▶ EXERCISE TASK: Exactly repeat the material, dropping only the pictures.

▶ DATA PROVIDED:
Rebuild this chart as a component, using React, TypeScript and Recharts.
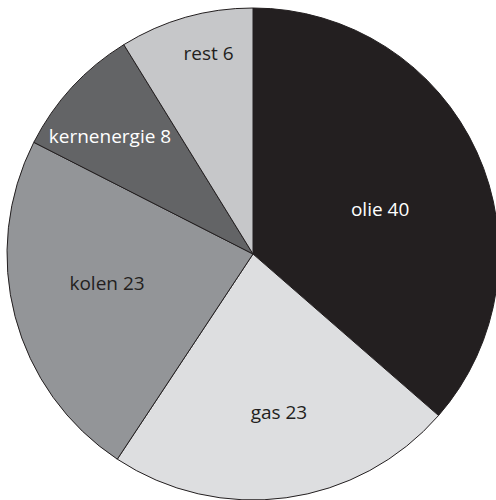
import { Cell, Pie, PieChart } from "recharts";

const names = ["olie", "gas", "kolen", "kernenergie", "rest"];
const shares = [36.4, 22.9, 23.2, 8.7, 8.8];
const printed = [40, 23, 23, 8, 6];

const fills = ["#231f20", "#dddee0", "#939598", "#636466", "#c6c7c9"];
const textFills = ["#ffffff", "#231f20", "#231f20", "#ffffff", "#231f20"];
// label placement: fraction of the radius and a small turn off the mid angle
const labelRadius = [0.548, 0.65, 0.605, 0.754, 0.838];
const labelTurn = [-5, 1.6, -3.5, 3.1, -3.4];

const data = names.map((name, i) => ({ name, value: shares[i], printed: printed[i] }));

const RAD = Math.PI / 180;

function renderLabel(props: any) {
  const { cx, cy, midAngle, outerRadius, index } = props;
  const r = outerRadius * labelRadius[index];
  const a = midAngle + labelTurn[index];
  const x = cx + r * Math.cos(-a * RAD);
  const y = cy + r * Math.sin(-a * RAD);
  return (
    <text
      x={x}
      y={y}
      fill={textFills[index]}
      textAnchor="middle"
      dominantBaseline="central"
      fontFamily="'Open Sans', 'Noto Sans', sans-serif"
      fontSize={19}
    >
      {`${names[index]} ${printed[index]}`}
    </text>
  );
}

export default function App() {
  return (
    <div style={{ position: "absolute", left: 0, top: 0, background: "#fff" }}>
      <PieChart width={496} height={500} margin={{ top: 0, right: 0, bottom: 0, left: 0 }}>
        <Pie
          data={data}
          dataKey="value"
          nameKey="name"
          cx={253}
          cy={254}
          outerRadius={246}
          startAngle={90}
          endAngle={-270}
          stroke="#231f20"
          strokeWidth={1}
          label={renderLabel}
          labelLine={false}
          isAnimationActive={false}
        >
          {data.map((d, i) => (
            <Cell key={d.name} fill={fills[i]} />
          ))}
        </Pie>
      </PieChart>
    </div>
  );
}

▶ WORKED ANSWER:
Rebuild this chart as a component, using React, TypeScript and Recharts.
import { Cell, Pie, PieChart } from "recharts";

const names = ["olie", "gas", "kolen", "kernenergie", "rest"];
const shares = [36.4, 22.9, 23.2, 8.7, 8.8];
const printed = [40, 23, 23, 8, 6];

const fills = ["#231f20", "#dddee0", "#939598", "#636466", "#c6c7c9"];
const textFills = ["#ffffff", "#231f20", "#231f20", "#ffffff", "#231f20"];
// label placement: fraction of the radius and a small turn off the mid angle
const labelRadius = [0.548, 0.65, 0.605, 0.754, 0.838];
const labelTurn = [-5, 1.6, -3.5, 3.1, -3.4];

const data = names.map((name, i) => ({ name, value: shares[i], printed: printed[i] }));

const RAD = Math.PI / 180;

function renderLabel(props: any) {
  const { cx, cy, midAngle, outerRadius, index } = props;
  const r = outerRadius * labelRadius[index];
  const a = midAngle + labelTurn[index];
  const x = cx + r * Math.cos(-a * RAD);
  const y = cy + r * Math.sin(-a * RAD);
  return (
    <text
      x={x}
      y={y}
      fill={textFills[index]}
      textAnchor="middle"
      dominantBaseline="central"
      fontFamily="'Open Sans', 'Noto Sans', sans-serif"
      fontSize={19}
    >
      {`${names[index]} ${printed[index]}`}
    </text>
  );
}

export default function App() {
  return (
    <div style={{ position: "absolute", left: 0, top: 0, background: "#fff" }}>
      <PieChart width={496} height={500} margin={{ top: 0, right: 0, bottom: 0, left: 0 }}>
        <Pie
          data={data}
          dataKey="value"
          nameKey="name"
          cx={253}
          cy={254}
          outerRadius={246}
          startAngle={90}
          endAngle={-270}
          stroke="#231f20"
          strokeWidth={1}
          label={renderLabel}
          labelLine={false}
          isAnimationActive={false}
        >
          {data.map((d, i) => (
            <Cell key={d.name} fill={fills[i]} />
          ))}
        </Pie>
      </PieChart>
    </div>
  );
}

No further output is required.